3 min Read
March 6, 2018

The color of your brand

We live in an increasingly visual world, and the way people see and interact with nonprofit organizations is changing as a result. Audiences engage directly through social media and digital campaigns, skim through text, and view everything on smaller, mobile screens. The visuals an organization utilizes can have a huge impact on how effectively it connects with its audiences. And color is the biggest, most obvious visual tool at a nonprofit’s disposal.

Here are a few  ways to make use of color throughout your visual identity and some general best practices for using color wisely.

Let’s start with strategy. When we’re rebranding an organization, there are two major considerations we keep in mind when recommending a color palette: the “universal” associations of specific colors and what colors the peer landscape for an organization’s sector is currently using. While color associations are cultural, with our target audiences in mind, we can rely on widely understood associations to support the feelings we want to convey. For example, orange is bright and optimistic; red is bold; and green is healthy and alive. We can use these emotional attachments help us convey a brand’s personality. If an organization has a brave or daring personality, they may benefit from using a red hue to express it. If they want to convey a seriousness or maturity, dark colors like blue or black can be useful. (Not sure what personality is? More on that in Farra’s helpful blog, here.)
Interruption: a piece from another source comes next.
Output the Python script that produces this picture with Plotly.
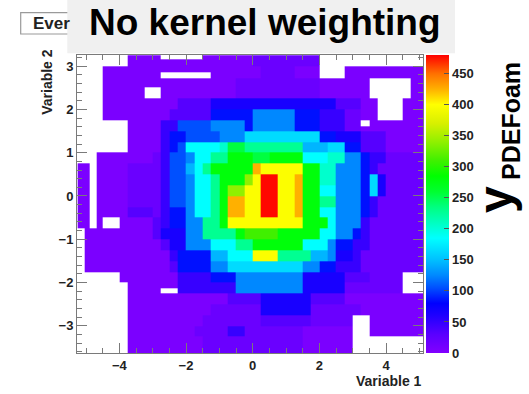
import plotly.graph_objects as go

# ---------------- data ----------------
# foam cell bin edges along Variable 1
X_EDGES = [-5.25, -5.03, -4.88, -4.68,
           -4.5, -4.25, -4.0, -3.75, -3.5, -3.25, -3.0, -2.75, -2.5, -2.25,
           -2.0, -1.75, -1.5, -1.25, -1.0, -0.75, -0.5, -0.25, 0.0, 0.25,
           0.5, 0.75, 1.0, 1.25, 1.5, 1.75, 2.0, 2.25, 2.5, 2.75,
           3.0, 3.25, 3.5, 3.75, 4.0, 4.25, 4.5, 4.75, 5.0, 5.25]
# foam cell bin edges along Variable 2 (top to bottom)
Y_EDGES_TOP_DOWN = [3.25, 3.15, 3.0, 2.85, 2.72, 2.5, 2.25, 2.0, 1.75, 1.6,
                    1.5, 1.25, 1.0, 0.75, 0.5, 0.25, 0.0, -0.25, -0.5, -0.75,
                    -1.0, -1.25, -1.5, -1.75, -2.0, -2.12, -2.25, -2.5, -2.75,
                    -3.0, -3.25, -3.5, -3.75]
# cell value codes -> y_PDEFoam value ('.' = empty cell)
LEVELS = {"0": 5, "1": 18, "2": 32, "3": 48, "4": 65, "5": 85, "6": 105,
          "7": 125, "8": 145, "9": 165, "A": 185, "B": 205, "C": 228,
          "D": 255, "E": 280, "F": 310, "G": 340, "H": 370, "I": 398,
          "J": 425, "K": 450, "L": 478}
# one string per cell row, top row first, one character per cell column
CELL_ROWS = [
    "......." + "0000" + "....." + "000000" + "11111111" + ".............",
    "......." + "0000" + "00000" + "000000" + "11111111" + ".............",
    "...." + "0000000000" + "000000000" + "1111" + "000" + "..." + "0000000000",
    "...." + "0000000" + "......" + "000000" + "1111" + "000" + "..." + "0000000000",
    "...." + "0000000000000000" + "1111111111" + "000000" + "....." + "00",
    "...." + "00000" + ".." + "000000000" + "1111111111" + "000000" + "....." + "00",
    "...." + "000000000" + "2222" + "444444444444444" + "222" + "00" + "..." + "000",
    "...." + "00000000" + "22222" + "55555" + "77777" + "555" + "333" + "11" + "00" + "..." + "000",
    "...." + "..." + "0000" + "33" + "6666" + "7777" + "5" + "77777" + "555" + "333" + "11" + "." + "0000000",
    "...." + "..." + "0000" + "33" + "6666" + "7777" + "5" + "77777" + "555" + "333" + "11" + "0" + "0000000",
    "...." + "..." + "0000" + "3" + "55" + "6666" + "777" + "999999999" + "55" + "444" + "222" + "00000",
    "...." + "..." + "0000" + "3" + "5" + "6" + "AAAA" + "B" + "DD" + "CCCCCCC" + "888" + "99" + "55" + "222" + "00000",
    "...0" + "000000" + "1" + "3" + "66" + "7" + "AA" + "CC" + "EEE" + "DD" + "EEEE" + "AAA" + "BB" + "77" + "5" + "33" + "11111",
    "00.0" + "000" + "1111" + "3" + "66" + "8" + "A" + "C" + "EEEEE" + "J" + "IIII" + "I" + "EE" + "BB" + "777" + "5" + "3" + "111111",
    "00.0" + "000" + "1111" + "3" + "66" + "7" + "AA" + "C" + "EEE" + "G" + "I" + "LL" + "I" + "I" + "J" + "EE" + "BB" + "777" + "5" + "9" + "4" + "11111",
    "00.0" + "000" + "1111" + "3" + "66" + "7" + "AA" + "C" + "E" + "GG" + "II" + "LL" + "I" + "I" + "J" + "EE" + "AA" + "777" + "5" + "9" + "4" + "11111",
    "00.0" + "000" + "1111" + "3" + "66" + "7" + "AA" + "C" + "E" + "JJ" + "II" + "LL" + "I" + "I" + "J" + "EE" + "CC" + "777" + "5" + "3" + "111111",
    "00.0" + "000" + "222" + "1" + "3" + "55" + "7" + "AA" + "C" + "E" + "JJ" + "II" + "LL" + "I" + "I" + "J" + "EE" + "AA" + "777" + "5" + "3" + "111111",
    "00.0" + ".." + "0000" + "2" + "3" + "55" + "77" + "CC" + "E" + "IIIIIIII" + "I" + "EEE" + "A" + "777" + "3" + "1111111",
    ".000" + "000000" + "2" + "444" + "77" + "CCCC" + "E" + "FFFF" + "EEEEE" + "AA" + "77" + "5" + "3" + "1111111",
    ".000" + "0000000" + "2" + "44" + "777" + "AAA" + "CC" + "EEEEEE" + "AAA" + "7" + "55" + "33" + "1111111",
    ".000" + "00000000" + "3" + "5555" + "88" + "AAA" + "III" + "CCCC" + "88" + "7" + "44" + "3" + "11111111",
    ".000" + "00000000" + "2" + "5555" + "77" + "999999999" + "77" + "55" + "333" + "11111111",
    "...." + ".." + "0000000" + "3333" + "555" + "77777777" + "44444" + "222" + "1111" + "...",
    "...." + "..." + "000000" + "3333333" + "77777777" + "44444" + "1111111" + "...",
    "...." + "..." + "0000" + ".." + "3333333" + "77777777" + "44444" + "1111111" + "...",
    "...." + "..." + "000000000000" + "2222" + "444444" + "2222" + "0000000000",
    "...." + "..." + "0000000000" + "111111" + "444444" + "111111" + "00000000",
    "...." + "..." + "000000000" + "1111111" + "222222" + "11111" + ".." + "0000000",
    "...." + "..." + "00000000" + "1111" + "33" + "1111111" + "000000" + ".." + "0000000",
    "...." + "..." + "000000000" + "111111111111" + "000000" + ".........",
    "...." + "..." + "000000000" + "111111111111" + "000000" + ".........",
]
COLORBAR_TICKS = [0, 50, 100, 150, 200, 250, 300, 350, 400, 450]
X_TICKS = [-4, -2, 0, 2, 4]
Y_TICKS = [-3, -2, -1, 0, 1, 2, 3]
Z_MAX = 480

# ROOT-like rainbow palette
PALETTE = [(0, "#8200ff"), (30, "#5a00ff"), (60, "#2000ff"), (80, "#0000ff"),
           (105, "#0050ff"), (125, "#0088ff"), (150, "#00c0ff"),
           (185, "#00ffff"), (210, "#00ffc0"), (235, "#00ff80"),
           (260, "#00ff30"), (285, "#00ff00"), (310, "#40f000"),
           (340, "#90f000"), (370, "#d8f000"), (400, "#ffff00"),
           (425, "#ffb000"), (450, "#ff7000"), (480, "#ff0000")]

# ---------------- build grid ----------------
ncol = len(X_EDGES) - 1
for i, r in enumerate(CELL_ROWS):
    if len(r) != ncol:
        raise ValueError(f"row {i} has {len(r)} cells, expected {ncol}")
if len(CELL_ROWS) != len(Y_EDGES_TOP_DOWN) - 1:
    raise ValueError("row count mismatch")

z_top_down = [[(LEVELS[ch] if ch != "." else None) for ch in r] for r in CELL_ROWS]
z_up = z_top_down[::-1]
y_up = Y_EDGES_TOP_DOWN[::-1]

W, H = 529, 394
ML, MR, MT, MB = 77, 106, 55, 41
PW, PH = W - ML - MR, H - MT - MB


def px_x(px):
    return (px - ML) / PW


def px_y(py):
    return (H - MB - py) / PH


FONT = "Liberation Sans, Arial, Helvetica, sans-serif"
TXT = "#222222"
AX = "#7a7a7a"

colorscale = [[v / Z_MAX, c] for v, c in PALETTE]

fig = go.Figure()
fig.add_trace(go.Heatmap(
    x=X_EDGES, y=y_up, z=z_up, zmin=0, zmax=Z_MAX,
    colorscale=colorscale, hoverinfo="skip",
    colorbar=dict(
        x=px_x(426), xanchor="left", y=0.5, yanchor="middle",
        len=1, lenmode="fraction", thickness=23, thicknessmode="pixels",
        outlinewidth=0, xpad=0, ypad=0,
        tickvals=COLORBAR_TICKS, ticks="inside", ticklen=5, tickcolor="#555",
        tickfont=dict(family=FONT, size=13, color=TXT, weight="bold"),
    ),
))

axis_common = dict(
    showgrid=False, zeroline=False, showline=True, linecolor=AX, linewidth=1,
    mirror="ticks", ticks="inside", ticklen=10, tickcolor=AX, tickwidth=1,
    tickfont=dict(family=FONT, size=13, color=TXT, weight="bold"),
)
fig.update_xaxes(range=[-5.27, 5.11], tickvals=X_TICKS, **axis_common,
                 minor=dict(dtick=0.5, tick0=0, ticklen=5, ticks="inside", tickcolor=AX))
fig.update_yaxes(range=[-3.626, 3.256], tickvals=Y_TICKS, **axis_common,
                 minor=dict(dtick=0.2, tick0=0, ticklen=5, ticks="inside", tickcolor=AX))

shapes = [
    dict(type="rect", xref="paper", yref="paper", layer="above",
         x0=px_x(20.7), x1=px_x(80), y0=px_y(34), y1=px_y(12.7),
         line=dict(color="#9a9a9a", width=1.2), fillcolor="#ffffff"),
    dict(type="rect", xref="paper", yref="paper", layer="above",
         x0=px_x(67.3), x1=px_x(455), y0=px_y(53.3), y1=px_y(0),
         line=dict(width=0), fillcolor="#f0f0f0"),
]

annotations = [
    dict(text="Ever", x=px_x(30.5), y=px_y(23.3), xanchor="left", yanchor="middle",
         font=dict(family=FONT, size=17, color=TXT, weight="bold")),
    dict(text="No kernel weighting", x=px_x(264.7), y=px_y(22.5),
         xanchor="center", yanchor="middle",
         font=dict(family=FONT, size=37, color="#000000", weight="bold")),
    dict(text="Variable 1", x=px_x(424), y=px_y(381.5), xanchor="right", yanchor="middle",
         font=dict(family=FONT, size=14, color=TXT, weight="bold")),
    dict(text="Variable 2", x=px_x(46.8), y=px_y(82), xanchor="center", yanchor="middle",
         textangle=-90, font=dict(family=FONT, size=14, color=TXT, weight="bold")),
    dict(text="y", x=px_x(495), y=px_y(199), xanchor="center", yanchor="middle",
         textangle=-90, font=dict(family=FONT, size=48, color="#000000", weight="bold")),
    dict(text="PDEFoam", x=px_x(511), y=px_y(121), xanchor="center", yanchor="middle",
         textangle=-90, font=dict(family=FONT, size=25, color="#000000", weight="bold")),
]
for a in annotations:
    a.update(xref="paper", yref="paper", showarrow=False)

fig.update_layout(
    width=W, height=H, margin=dict(l=ML, r=MR, t=MT, b=MB, pad=0),
    paper_bgcolor="#ffffff", plot_bgcolor="#ffffff",
    shapes=shapes, annotations=annotations, hovermode=False, showlegend=False,
)

fig.write_html(
    "out.html",
    config={"displayModeBar": False},
    post_script="document.body.style.margin='0';document.body.style.padding='0';"
                "document.documentElement.style.overflow='hidden';",
)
On the other hand, an organization may also choose to deliberately go against the grain and defy expectations in their space. For instance, during the process of rebranding The New York Women’s Foundation, we steered clear of colors that have been socially constructed to be associated with femininity, girls, and women such as pink or pastels in their brand. Instead, we played up the authoritative and entrepreneurial aspects of their personality by choosing a deeply hued purplish navy, accented by an energetic warm red for their tagline.


It’s also important to keep in mind the competitive and peer landscape of an organization. In some cases, it may be strategic to build on what’s already out there. For example, using green for an environmental organization might be a shortcut to communicating that kind of work. Sometimes a whole movement gets associated with a color (such as pink and breast cancer) and it is useful for individual organizations to align themselves with those existing connections.  While Big Duck worked with the Atlanta Community Food Bank on their rebrand, they chose orange as the primary color in their visual palette to connect to the larger hunger movement. In other cases, this may be cause to do the exact opposite–when there is strategic grounding to do so, color can be a great way to differentiate yourself from the pack.
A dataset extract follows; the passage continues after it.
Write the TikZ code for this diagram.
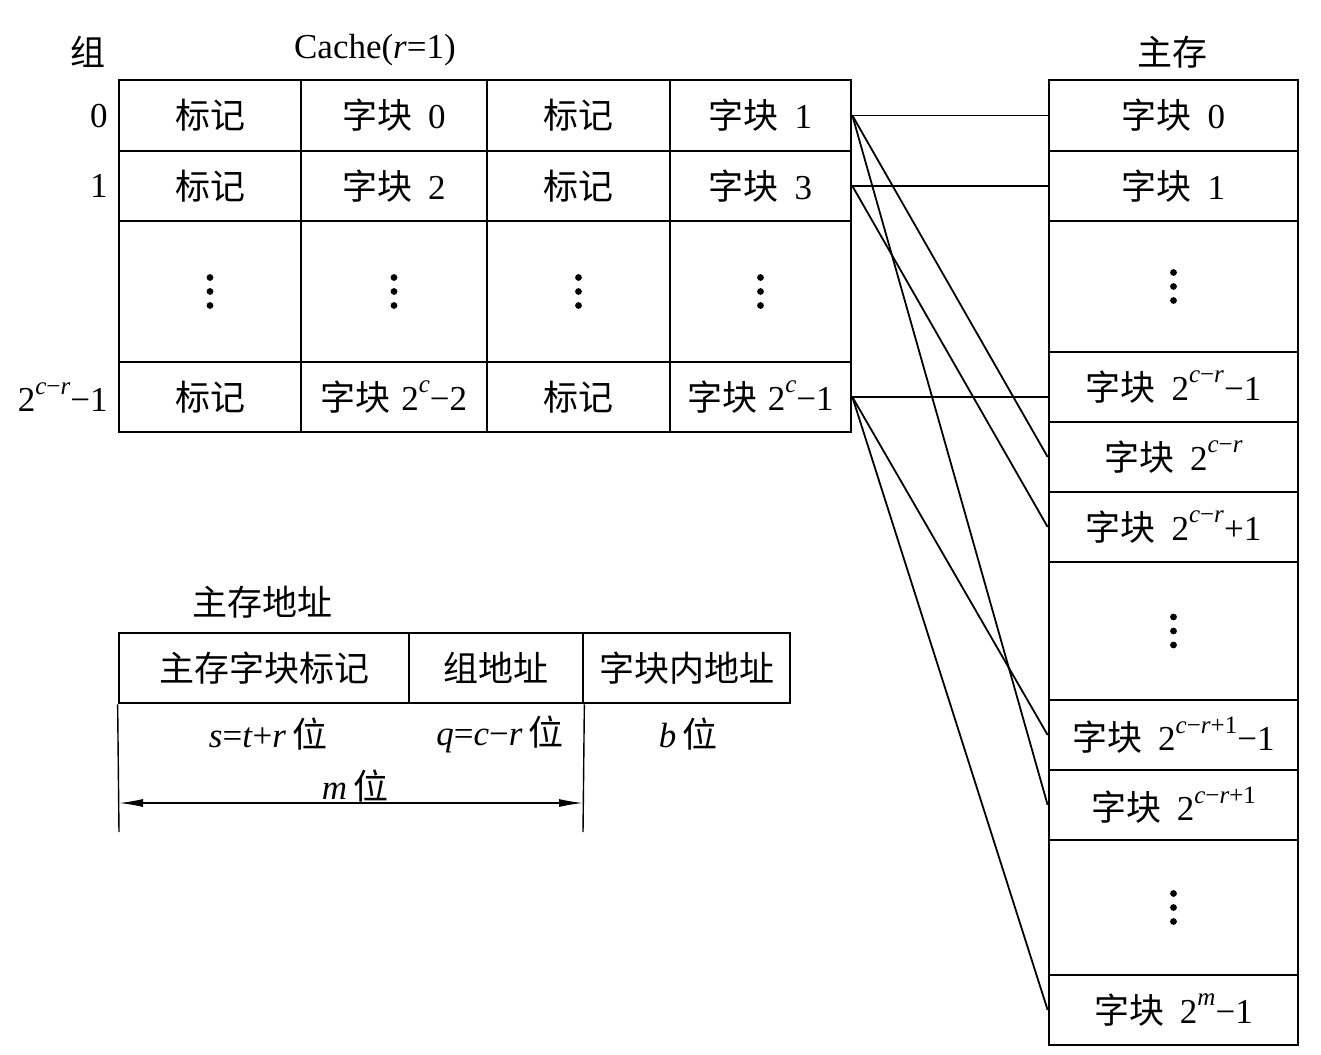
\documentclass[tikz,border=0pt]{standalone}
\usepackage{fontspec}
\setmainfont{Liberation Serif}
\newfontfamily\cjk{Noto Sans CJK SC}
\usetikzlibrary{arrows.meta}
\newcommand{\zk}{{\cjk 字块}\hspace{0.45em}}
\newcommand{\bj}{{\cjk 标记}}
\newcommand{\ti}[1]{\textit{#1}}
\newcommand{\sps}[1]{\raisebox{0.5em}{\fontsize{12.5}{13}\selectfont #1}}
\newcommand{\mn}{−}
\tikzset{
  cellst/.style={draw, line width=1.35pt, inner sep=0pt, font=\fontsize{17.5}{21}\selectfont},
  lbl/.style={inner sep=0pt, font=\fontsize{17.5}{21}\selectfont},
  conn/.style={line width=0.9pt},
  thin/.style={line width=0.7pt},
  dotst/.style={fill=black},
}
\newcommand{\cellbox}[6]{\node[cellst, minimum width={(#4-#2)*0.5pt}, minimum height={(#5-#3)*0.5pt}] (#1) at ({(#2+#4)/2},{(#3+#5)/2}) {#6};}
\newcommand{\vdd}[1]{\foreach \dd in {-14,0,14} \fill[dotst] ([yshift=\dd*0.5pt]#1.center) circle (1.7pt);}
\begin{document}
\begin{tikzpicture}[x=0.5pt,y=-0.5pt]
\useasboundingbox (0,0) rectangle (1321,1054);
% headings
\node[lbl] (hz) at (88,52) {\cjk 组};
\node[lbl] (hc) at (375,50) {Cache(\ti{r}=1)};
\node[lbl] (hm) at (1172,52) {\cjk 主存};
% group labels
\node[lbl, anchor=east] (g0) at (108,116) {0};
\node[lbl, anchor=east] (g1) at (108,186) {1};
\node[lbl, anchor=east] (g3) at (108,397) {2\sps{\ti{c}\mn\ti{r}}\mn1};
% cache
\cellbox{c00}{119}{80}{301}{151}{\bj}
\cellbox{c01}{301}{80}{487}{151}{\zk 0}
\cellbox{c02}{487}{80}{670}{151}{\bj}
\cellbox{c03}{670}{80}{851}{151}{\zk 1}
\cellbox{c10}{119}{151}{301}{221}{\bj}
\cellbox{c11}{301}{151}{487}{221}{\zk 2}
\cellbox{c12}{487}{151}{670}{221}{\bj}
\cellbox{c13}{670}{151}{851}{221}{\zk 3}
\cellbox{c20}{119}{221}{301}{362}{}
\cellbox{c21}{301}{221}{487}{362}{}
\cellbox{c22}{487}{221}{670}{362}{}
\cellbox{c23}{670}{221}{851}{362}{}
\cellbox{c30}{119}{362}{301}{432}{\bj}
\cellbox{c31}{301}{362}{487}{432}{{\cjk 字块}\hspace{0.3em}2\sps{\ti{c}}\mn2}
\cellbox{c32}{487}{362}{670}{432}{\bj}
\cellbox{c33}{670}{362}{851}{432}{{\cjk 字块}\hspace{0.3em}2\sps{\ti{c}}\mn1}
\vdd{c20}\vdd{c21}\vdd{c22}\vdd{c23}
% main memory
\cellbox{m0}{1049}{80}{1298}{151}{\zk 0}
\cellbox{m1}{1049}{151}{1298}{221}{\zk 1}
\cellbox{m2}{1049}{221}{1298}{352}{}
\cellbox{m3}{1049}{352}{1298}{422}{\zk 2\sps{\ti{c}\mn\ti{r}}\mn1}
\cellbox{m4}{1049}{422}{1298}{492}{\zk 2\sps{\ti{c}\mn\ti{r}}}
\cellbox{m5}{1049}{492}{1298}{562}{\zk 2\sps{\ti{c}\mn\ti{r}}+1}
\cellbox{m6}{1049}{562}{1298}{700}{}
\cellbox{m7}{1049}{700}{1298}{770}{\zk 2\sps{\ti{c}\mn\ti{r}+1}\mn1}
\cellbox{m8}{1049}{770}{1298}{840}{\zk 2\sps{\ti{c}\mn\ti{r}+1}}
\cellbox{m9}{1049}{840}{1298}{975}{}
\cellbox{m10}{1049}{975}{1298}{1045}{\zk 2\sps{\ti{m}}\mn1}
\vdd{m2}\vdd{m6}\vdd{m9}
% connectors
\draw[conn] (c03.east) -- (m0.west);
\draw[conn] (c03.east) -- (m4.west);
\draw[conn] (c03.east) -- (m8.west);
\draw[conn] (c13.east) -- (m1.west);
\draw[conn] (c13.east) -- (m5.west);
\draw[conn] (c33.east) -- (c33.east -| m3.west);
\draw[conn] (c33.east) -- (m7.west);
\draw[conn] (c33.east) -- (m10.west);
% address format
\node[lbl] (ha) at (262,602) {\cjk 主存地址};
\cellbox{a1}{119}{633}{409}{703}{\cjk 主存字块标记}
\cellbox{a2}{409}{633}{583}{703}{\cjk 组地址}
\cellbox{a3}{583}{633}{790}{703}{\cjk 字块内地址}
\node[lbl] (s1) at (268,734) {\ti{s}=\ti{t}+\ti{r}\,{\cjk 位}};
\node[lbl] (s2) at (500,734) {\ti{q}=\ti{c}\mn\ti{r}\,{\cjk 位}};
\node[lbl] (s3) at (688,734) {\ti{b}\,{\cjk 位}};
\coordinate (l1) at (119,832);
\coordinate (l2) at (583,832);
\coordinate (r1) at (119,803);
\coordinate (r2) at (583,803);
\draw[thin] (a1.south west) -- (l1);
\draw[thin] (a2.south east) -- (l2);
\draw[thin, {Latex[length=12pt,width=4pt]}-{Latex[length=12pt,width=4pt]}] (r1) -- (r2);
\node[lbl] (mw) at (355,786) {\ti{m}\,{\cjk 位}};
\end{tikzpicture}
\end{document}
In addition to the color of your logo, color can be implemented in many different ways throughout your communications. Whether on your website, email templates, t-shirts and tote bags, signage in your space, or on social media, choosing one color or a limited palette will go a long way in helping your audiences pick you out of a crowd and quickly identify you. The more consistently you do that, the better chance you have of fostering a memorable image for your audiences.

If committing to a defined palette is a first step, the second, ongoing challenge is to make sure your colors are produced consistently. Whether you’re looking at a screen, printing on paper, or silk screening on a tote bag, color can be tricky! Color comes in different modes for screen and for various printing methods and getting it right takes some patience. (Check out this useful article to dig a little deeper into color models.)

Make sure to codify a universal set of standards for your different color values (RGB, CMYK, Pantone) and put them in your brand guide, where design staff and freelancers can access them easily. Because screens vary and printers vary, it’s also important to keep an eye out on all your materials and keep coming back to check against those universal standards. Designate a point-person on staff to review for consistency and keep them close by when creating new materials—because the only way to true consistency is diligence.

Whether you are in a position to choose new colors for your organization or already have them, don’t lose sight of the fact that with repeat and consistent usage across all channels, your audiences will come to identify and connect with you more quickly through the power of color.